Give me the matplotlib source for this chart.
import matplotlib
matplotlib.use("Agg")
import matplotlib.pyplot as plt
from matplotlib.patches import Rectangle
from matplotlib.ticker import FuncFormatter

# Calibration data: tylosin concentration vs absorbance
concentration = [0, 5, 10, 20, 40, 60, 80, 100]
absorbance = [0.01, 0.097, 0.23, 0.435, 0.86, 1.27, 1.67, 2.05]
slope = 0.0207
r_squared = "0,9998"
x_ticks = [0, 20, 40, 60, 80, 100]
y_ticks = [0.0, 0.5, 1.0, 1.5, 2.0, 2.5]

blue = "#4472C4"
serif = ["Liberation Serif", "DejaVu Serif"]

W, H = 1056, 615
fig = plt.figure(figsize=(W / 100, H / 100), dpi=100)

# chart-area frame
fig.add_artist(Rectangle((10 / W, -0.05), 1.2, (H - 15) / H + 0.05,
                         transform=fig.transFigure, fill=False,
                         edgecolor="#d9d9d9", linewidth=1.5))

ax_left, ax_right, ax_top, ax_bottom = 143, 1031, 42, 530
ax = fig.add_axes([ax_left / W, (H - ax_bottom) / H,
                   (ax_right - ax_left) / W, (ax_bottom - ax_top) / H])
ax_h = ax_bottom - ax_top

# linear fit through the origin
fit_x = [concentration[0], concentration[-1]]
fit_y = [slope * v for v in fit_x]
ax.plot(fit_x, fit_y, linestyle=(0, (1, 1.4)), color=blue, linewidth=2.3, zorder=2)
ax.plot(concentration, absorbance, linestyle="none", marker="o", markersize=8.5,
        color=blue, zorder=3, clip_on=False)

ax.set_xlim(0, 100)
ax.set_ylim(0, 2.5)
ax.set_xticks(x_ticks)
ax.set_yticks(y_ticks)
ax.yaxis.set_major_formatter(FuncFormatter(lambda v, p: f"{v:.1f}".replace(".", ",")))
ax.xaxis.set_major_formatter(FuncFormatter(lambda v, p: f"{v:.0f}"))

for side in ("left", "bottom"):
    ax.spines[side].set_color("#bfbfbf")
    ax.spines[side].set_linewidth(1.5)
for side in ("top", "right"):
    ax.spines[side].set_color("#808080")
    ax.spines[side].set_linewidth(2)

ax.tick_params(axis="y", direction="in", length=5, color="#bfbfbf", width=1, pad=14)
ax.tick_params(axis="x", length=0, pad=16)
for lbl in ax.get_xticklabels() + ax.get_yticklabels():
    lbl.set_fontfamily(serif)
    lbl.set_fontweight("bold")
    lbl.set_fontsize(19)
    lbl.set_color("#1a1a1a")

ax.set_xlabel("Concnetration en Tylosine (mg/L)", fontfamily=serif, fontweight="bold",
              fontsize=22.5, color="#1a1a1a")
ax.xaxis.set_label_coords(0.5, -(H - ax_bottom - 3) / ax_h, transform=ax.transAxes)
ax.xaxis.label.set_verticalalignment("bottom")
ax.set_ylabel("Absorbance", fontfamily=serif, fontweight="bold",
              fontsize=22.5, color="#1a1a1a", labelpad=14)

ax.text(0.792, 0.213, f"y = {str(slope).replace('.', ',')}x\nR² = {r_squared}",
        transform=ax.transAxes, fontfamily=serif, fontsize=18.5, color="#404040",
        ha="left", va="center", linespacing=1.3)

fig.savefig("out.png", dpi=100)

--*--

▶ Objective
Every line of the data above should be reproduced word for word.

▶ Finished answer
Give me the matplotlib source for this chart.
import matplotlib
matplotlib.use("Agg")
import matplotlib.pyplot as plt
from matplotlib.patches import Rectangle
from matplotlib.ticker import FuncFormatter

# Calibration data: tylosin concentration vs absorbance
concentration = [0, 5, 10, 20, 40, 60, 80, 100]
absorbance = [0.01, 0.097, 0.23, 0.435, 0.86, 1.27, 1.67, 2.05]
slope = 0.0207
r_squared = "0,9998"
x_ticks = [0, 20, 40, 60, 80, 100]
y_ticks = [0.0, 0.5, 1.0, 1.5, 2.0, 2.5]

blue = "#4472C4"
serif = ["Liberation Serif", "DejaVu Serif"]

W, H = 1056, 615
fig = plt.figure(figsize=(W / 100, H / 100), dpi=100)

# chart-area frame
fig.add_artist(Rectangle((10 / W, -0.05), 1.2, (H - 15) / H + 0.05,
                         transform=fig.transFigure, fill=False,
                         edgecolor="#d9d9d9", linewidth=1.5))

ax_left, ax_right, ax_top, ax_bottom = 143, 1031, 42, 530
ax = fig.add_axes([ax_left / W, (H - ax_bottom) / H,
                   (ax_right - ax_left) / W, (ax_bottom - ax_top) / H])
ax_h = ax_bottom - ax_top

# linear fit through the origin
fit_x = [concentration[0], concentration[-1]]
fit_y = [slope * v for v in fit_x]
ax.plot(fit_x, fit_y, linestyle=(0, (1, 1.4)), color=blue, linewidth=2.3, zorder=2)
ax.plot(concentration, absorbance, linestyle="none", marker="o", markersize=8.5,
        color=blue, zorder=3, clip_on=False)

ax.set_xlim(0, 100)
ax.set_ylim(0, 2.5)
ax.set_xticks(x_ticks)
ax.set_yticks(y_ticks)
ax.yaxis.set_major_formatter(FuncFormatter(lambda v, p: f"{v:.1f}".replace(".", ",")))
ax.xaxis.set_major_formatter(FuncFormatter(lambda v, p: f"{v:.0f}"))

for side in ("left", "bottom"):
    ax.spines[side].set_color("#bfbfbf")
    ax.spines[side].set_linewidth(1.5)
for side in ("top", "right"):
    ax.spines[side].set_color("#808080")
    ax.spines[side].set_linewidth(2)

ax.tick_params(axis="y", direction="in", length=5, color="#bfbfbf", width=1, pad=14)
ax.tick_params(axis="x", length=0, pad=16)
for lbl in ax.get_xticklabels() + ax.get_yticklabels():
    lbl.set_fontfamily(serif)
    lbl.set_fontweight("bold")
    lbl.set_fontsize(19)
    lbl.set_color("#1a1a1a")

ax.set_xlabel("Concnetration en Tylosine (mg/L)", fontfamily=serif, fontweight="bold",
              fontsize=22.5, color="#1a1a1a")
ax.xaxis.set_label_coords(0.5, -(H - ax_bottom - 3) / ax_h, transform=ax.transAxes)
ax.xaxis.label.set_verticalalignment("bottom")
ax.set_ylabel("Absorbance", fontfamily=serif, fontweight="bold",
              fontsize=22.5, color="#1a1a1a", labelpad=14)

ax.text(0.792, 0.213, f"y = {str(slope).replace('.', ',')}x\nR² = {r_squared}",
        transform=ax.transAxes, fontfamily=serif, fontsize=18.5, color="#404040",
        ha="left", va="center", linespacing=1.3)

fig.savefig("out.png", dpi=100)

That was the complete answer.